Pia Dallitz aus Villach hat sich extra schon am Sonntag Abend aufgemacht, um rechtzeitig in die Arbeit nach Wien zu kommen. "Das ist schon sehr unangenehm jetzt", sagt sie, obwohl sie Verständnis für das Anliegen der ÖBB-Mitarbeiter hat.
Diesen Zug hätte die ÖBB aber durchaus nach Wien bringen können, "schließlich ist die Verspätung ja auch Verantwortung der ÖBB, nicht unsere."
Fabrice Keller ist das Lachen nicht vergangen, sagt er in der kalten, nebeligen Nacht am Wiener Neustädter Bahnhof. Er arbeitet in der Pflege, wollte deshalb auch rechtzeitig in Wien sein, um am Montag seiner Arbeit nachgehen zu können. Das kann er, allerdings mit weniger Schlaf als geplant.

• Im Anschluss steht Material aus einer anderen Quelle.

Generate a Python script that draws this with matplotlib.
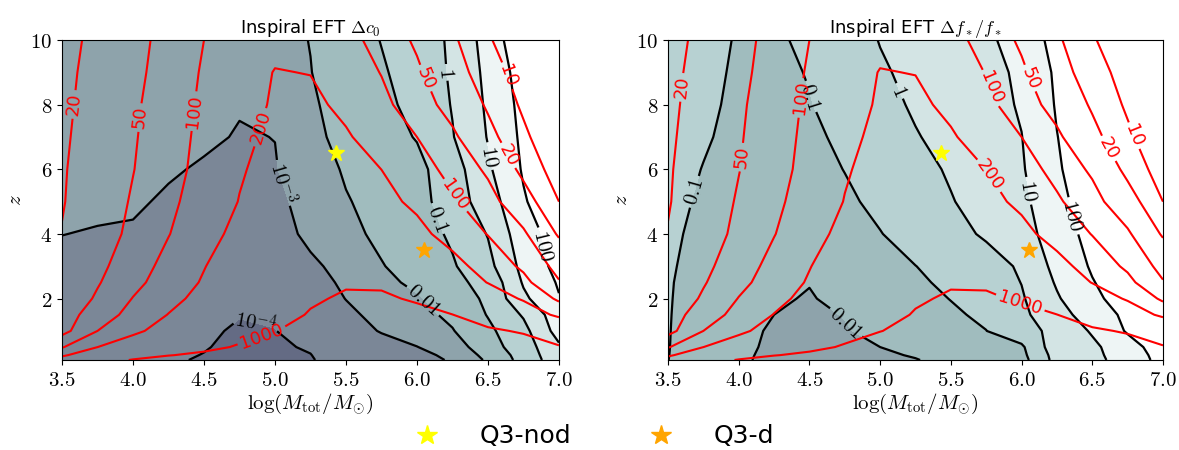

Das Umsteigen vom Railjet 130 in die sechs Busse ist dann nach knapp zehn Minuten erledigt, der Schienenersatzverkehr verlässt das nebelig graue Wiener Neustadt im Konvoi Richtung Wien.
Gestrandet in der Bahnhofshalle
Weniger Schlaf bekommt heute Nacht auch die junge Ungarin Kitty ab, die in der Bahnhofshalle gestrandet ist. Sie war auf ein Date in der Nähe von Wiener Neustadt, wollte am Abend zurück nach Györ. Wegen einer Verspätung habe sie ihren Anschluss verpasst.
Sie hat es geschafft, eine Freundin zu erreichen, die sie vom Bahnhof abholen und nach Ungarn bringen wird. So lange darf sie jedenfalls im warmen Bahnhof warten. Denn rausgeschmissen wird heute Nacht niemand, versichern die Securitys der jungen Frau.